What has changed is that women politicians are owning their gender and, perhaps for the first time in state history, not treating it as a potential liability that needs to be regulated to the sidelines except when speaking before women-friendly audiences.

Watching as female political candidates square their shoulders and walk into rooms as whole people — not merely as business owners, mothers, teachers, nurses, wives or journalists — but as a full person, ready to offer the full spectrum of their life experience to a public service job is inspiring. Listening as women realize the value and necessity of their voices in the public square, as they take ownership of how they approach public policy discussions with a different perspective than their male counterparts, it is hard not to get excited about the more intricate future they promise.

But this is also an election year, and these conversations are steeped within one of the most unusual national election cycles in state and national history.

Politicians look for ways to draw contrast, and that hasn’t been difficult in this cycle. By any measure, Trump has been reckless and ignorant. It is difficult to find a single demographic he hasn’t insulted and offended. That plays in Clinton’s favor, especially among often “trumpitized” women, and her campaign hopes to capitalize by emphasizing steadfastness and experience.

Yet the controversy surrounding the Democratic National Committee hacked emails that plagued the party’s national convention showed that not everything is rosy in the red tent.

The ouster of Debbie Wasserman Schultz from the DNC and onto a pillow provided by the Clinton campaign raises the specter of a “good ol’ girls network.” Maybe it shouldn’t. Face-saving deals are commonplace in politics. There also hasn’t been talk of Wasserman Schultz actually touring as a surrogate. She may remain a volunteer spokeswoman in name only, never to grace the stage of a fundraiser or rally.

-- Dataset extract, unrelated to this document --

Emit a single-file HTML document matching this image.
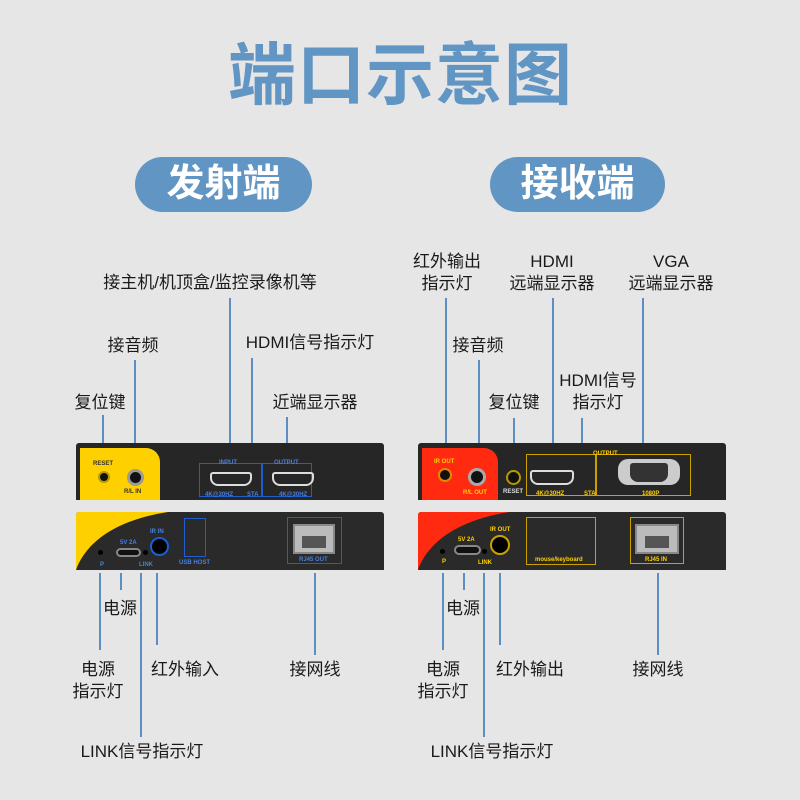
<!DOCTYPE html>
<html><head><meta charset="utf-8"><style>
*{margin:0;padding:0;box-sizing:border-box}
body{width:800px;height:800px;background:#e6e6e6;position:relative;overflow:hidden;font-family:"Liberation Sans","Noto Sans CJK SC",sans-serif;color:#1a1a1a}
.a{position:absolute}
.t{position:absolute;font-size:17px;white-space:nowrap;text-align:center;line-height:22px;transform:translateX(-50%)}
.pill{position:absolute;background:#6195c3;color:#fff;font-size:38px;font-weight:bold;border-radius:28px;text-align:center;line-height:55px;height:55px}
.dev{position:absolute;background:#262626;border-radius:3px 3px 0 0;overflow:hidden}
.s{position:absolute;color:#fff;font-size:6px;font-weight:bold;white-space:nowrap}
.bx{position:absolute;border:1.5px solid}
.jack{position:absolute;border-radius:50%;background:#111}
</style></head><body>
<div class="a" style="left:228px;top:36px;font-size:68px;font-weight:bold;color:#6195c3;letter-spacing:1px;line-height:80px">端口示意图</div>
<div class="pill" style="left:135px;top:157px;width:177px">发射端</div>
<div class="pill" style="left:490px;top:157px;width:175px">接收端</div>

<svg class="a" style="left:0;top:0" width="800" height="800" stroke="#5b8fc4" stroke-width="2" fill="none">
<path d="M230 298V458M135 360V462M252 358V468M103 415V455M287 417V455"/>
<path d="M100 573V650M121 573V590M141 573V737M157 573V645M315 573V655"/>
<path d="M446 298V455M479 360V462M553 298V465M643 298V445M514 418V462M582 418V476"/>
<path d="M443 573V650M464 573V590M484 573V737M500 573V645M658 573V655"/>
</svg>

<div class="t" style="left:210px;top:272px">接主机/机顶盒/监控录像机等</div>
<div class="t" style="left:133px;top:335px">接音频</div>
<div class="t" style="left:310px;top:332px">HDMI信号指示灯</div>
<div class="t" style="left:100px;top:392px">复位键</div>
<div class="t" style="left:315px;top:392px">近端显示器</div>
<div class="t" style="left:120px;top:598px">电源</div>
<div class="t" style="left:98px;top:659px">电源<br>指示灯</div>
<div class="t" style="left:185px;top:659px">红外输入</div>
<div class="t" style="left:142px;top:741px">LINK信号指示灯</div>
<div class="t" style="left:315px;top:659px">接网线</div>

<div class="t" style="left:447px;top:251px">红外输出<br>指示灯</div>
<div class="t" style="left:478px;top:335px">接音频</div>
<div class="t" style="left:552px;top:251px">HDMI<br>远端显示器</div>
<div class="t" style="left:671px;top:251px">VGA<br>远端显示器</div>
<div class="t" style="left:514px;top:392px">复位键</div>
<div class="t" style="left:598px;top:370px">HDMI信号<br>指示灯</div>
<div class="t" style="left:463px;top:598px">电源</div>
<div class="t" style="left:443px;top:659px">电源<br>指示灯</div>
<div class="t" style="left:530px;top:659px">红外输出</div>
<div class="t" style="left:492px;top:741px">LINK信号指示灯</div>
<div class="t" style="left:658px;top:659px">接网线</div>

<!-- left top -->
<div class="dev" style="left:76px;top:443px;width:308px;height:57px">
 <div class="a" style="left:4px;top:5px;width:80px;height:52px;background:#ffd000;border-radius:0 14px 0 0"></div>
 <div class="s" style="left:17px;top:18px;color:#333">RESET</div>
 <div class="jack" style="left:22px;top:28px;width:12px;height:12px;border:2px solid #b89a00"></div>
 <div class="jack" style="left:51px;top:26px;width:17px;height:17px;border:3px solid #999"></div>
 <div class="s" style="left:48px;top:46px;color:#333">R/L IN</div>
 <div class="bx" style="left:123px;top:20px;width:63px;height:34px;border-color:#1d5fd0"></div>
 <div class="bx" style="left:186px;top:20px;width:50px;height:34px;border-color:#1d5fd0"></div>
 <div class="a" style="left:134px;top:29px;width:42px;height:14px;border:2px solid #ddd;border-radius:3px 3px 8px 8px"></div>
 <div class="a" style="left:196px;top:29px;width:42px;height:14px;border:2px solid #ddd;border-radius:3px 3px 8px 8px"></div>
 <div class="s" style="left:143px;top:17px;color:#4a7fe0">INPUT</div>
 <div class="s" style="left:198px;top:17px;color:#4a7fe0">OUTPUT</div>
 <div class="s" style="left:129px;top:49px;color:#4a7fe0">4K@30HZ</div>
 <div class="s" style="left:171px;top:49px;color:#4a7fe0">STA</div>
 <div class="s" style="left:203px;top:49px;color:#4a7fe0">4K@30HZ</div>
</div>
<!-- left bottom -->
<div class="dev" style="left:76px;top:512px;width:308px;height:58px;background:#2a2a2a">
 <svg class="a" style="left:0;top:0" width="100" height="58"><path d="M0 0H92C40 8 10 30 0 58Z" fill="#ffd000"/></svg>
 <div class="s" style="left:44px;top:28px;color:#4a7fe0">5V 2A</div>
 <div class="a" style="left:40px;top:36px;width:25px;height:9px;border:2px solid #888;border-radius:5px;background:#111"></div>
 <div class="jack" style="left:22px;top:38px;width:5px;height:5px;background:#000"></div>
 <div class="s" style="left:24px;top:50px;color:#4a7fe0">P</div>
 <div class="jack" style="left:67px;top:38px;width:5px;height:5px;background:#000"></div>
 <div class="s" style="left:63px;top:50px;color:#4a7fe0">LINK</div>
 <div class="s" style="left:74px;top:17px;color:#4a7fe0">IR IN</div>
 <div class="jack" style="left:74px;top:25px;width:19px;height:19px;border:2px solid #1d5fd0;background:#000"></div>
 <div class="bx" style="left:108px;top:6px;width:22px;height:39px;border-color:#1d5fd0"></div>
 <div class="s" style="left:103px;top:48px;color:#4a7fe0">USB HOST</div>
 <div class="bx" style="left:211px;top:5px;width:55px;height:47px;border-color:#1d5fd0"></div>
 <div class="a" style="left:217px;top:12px;width:42px;height:30px;background:#bbb;border:2px solid #888"></div>
 <div class="a" style="left:226px;top:24px;width:24px;height:12px;background:#555"></div>
 <div class="s" style="left:223px;top:45px;color:#4a7fe0">RJ45 OUT</div>
</div>
<!-- right top -->
<div class="dev" style="left:418px;top:443px;width:308px;height:57px">
 <div class="a" style="left:4px;top:5px;width:76px;height:52px;background:#ff2a10;border-radius:0 14px 0 0"></div>
 <div class="s" style="left:16px;top:16px;color:#ffd000">IR OUT</div>
 <div class="jack" style="left:20px;top:25px;width:14px;height:14px;border:2px solid #e08a00"></div>
 <div class="jack" style="left:50px;top:25px;width:18px;height:18px;border:3px solid #aaa"></div>
 <div class="s" style="left:45px;top:47px;color:#ffd000">R/L OUT</div>
 <div class="jack" style="left:88px;top:27px;width:15px;height:15px;border:2px solid #b89a00"></div>
 <div class="s" style="left:85px;top:46px;color:#ddd">RESET</div>
 <div class="bx" style="left:108px;top:11px;width:70px;height:42px;border-color:#c9a200"></div>
 <div class="bx" style="left:178px;top:11px;width:95px;height:42px;border-color:#c9a200"></div>
 <div class="a" style="left:112px;top:27px;width:44px;height:15px;border:2px solid #ddd;border-radius:3px 3px 8px 8px"></div>
 <div class="a" style="left:200px;top:16px;width:62px;height:26px;background:#ccc;border-radius:10px"></div>
 <div class="a" style="left:212px;top:20px;width:38px;height:19px;background:#333;border-radius:3px 3px 8px 8px"></div>
 <div class="s" style="left:175px;top:8px;color:#ffd000">OUTPUT</div>
 <div class="s" style="left:118px;top:48px;color:#ffd000">4K@30HZ</div>
 <div class="s" style="left:166px;top:48px;color:#ffd000">STA</div>
 <div class="s" style="left:224px;top:48px;color:#ffd000">1080P</div>
</div>
<!-- right bottom -->
<div class="dev" style="left:418px;top:512px;width:308px;height:58px;background:#2a2a2a">
 <svg class="a" style="left:0;top:0" width="100" height="58"><path d="M0 0H92C40 8 10 30 0 58Z" fill="#ff2a10"/></svg>
 <div class="s" style="left:40px;top:25px;color:#ffd000">5V 2A</div>
 <div class="a" style="left:36px;top:33px;width:27px;height:10px;border:2px solid #888;border-radius:5px;background:#111"></div>
 <div class="jack" style="left:22px;top:37px;width:5px;height:5px;background:#000"></div>
 <div class="s" style="left:24px;top:47px;color:#ffd000">P</div>
 <div class="jack" style="left:64px;top:37px;width:5px;height:5px;background:#000"></div>
 <div class="s" style="left:60px;top:48px;color:#ffd000">LINK</div>
 <div class="s" style="left:72px;top:15px;color:#ffd000">IR OUT</div>
 <div class="jack" style="left:72px;top:23px;width:20px;height:20px;border:2px solid #c9a200;background:#000"></div>
 <div class="bx" style="left:108px;top:5px;width:70px;height:48px;border-color:#c9a200"></div>
 <div class="s" style="left:117px;top:45px;color:#ffd000">mouse/keyboard</div>
 <div class="bx" style="left:212px;top:5px;width:54px;height:47px;border-color:#c9a200"></div>
 <div class="a" style="left:217px;top:12px;width:44px;height:30px;background:#bbb;border:2px solid #888"></div>
 <div class="a" style="left:227px;top:24px;width:24px;height:12px;background:#555"></div>
 <div class="s" style="left:227px;top:45px;color:#ffd000">RJ45 IN</div>
</div>
</body></html>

Still, who among us can weigh the evidence of collusion between the DNC and Clinton’s campaign and not see Wasserman Schultz’s soft landing as tipping the scales? Even if it came without a Clinton campaign paycheck or if it never translates to public appearances, it is difficult to view the appointment as anything other than political favoritism in exchange for a job well done.

I asked Dvorsky, who served as Iowa party chair during a portion of the time Wasserman Schultz led the national effort, if the situation reflected badly on the campaign’s emphasis on women. She politely reminded me that what happened at the DNC was “so much inside baseball” and that she was not part of the Clinton campaign’s decision to bring Wasserman Schultz on board.

“Debbie Wasserman Schultz didn’t step down because she wasn’t supporting Hillary Clinton, but because, as a CEO, you have a standard you have to set. Whether you are sending the emails or not, internal corporate communications have to meet and standard and these didn’t. So the right thing happened,” she said, noting that the logistical success of the national convention despite the last-minute ouster of the chairwoman spoke to the overall strength of the DNC.

Will Wasserman Schultz be put out as a Clinton surrogate in Iowa or elsewhere?

“If she is sent to Iowa, we are going to welcome her in the same way we would any surrogate sent by the campaign,” Dvorsky said, adding her praise for the DNC’s selection of Donna Brazile as interim party chairwoman.

Putting Dvorsky on the spot, especially when I knew these national issues are outside of her sphere, wasn’t completely fair. Still, and to her credit, she didn’t merely ignore the questions.

But this situation with Wasserman Schultz has been on my mind since leaving Philadelphia, and it remains one of the most common questions readers, especially women, ask me about the experience. “How can the campaign think that is a good idea?” one asked before Thursday’s event.

Even as we all nod to the history being made, and respond to the calls for gender equality, we just can’t stop glancing at the double-standard in the distance.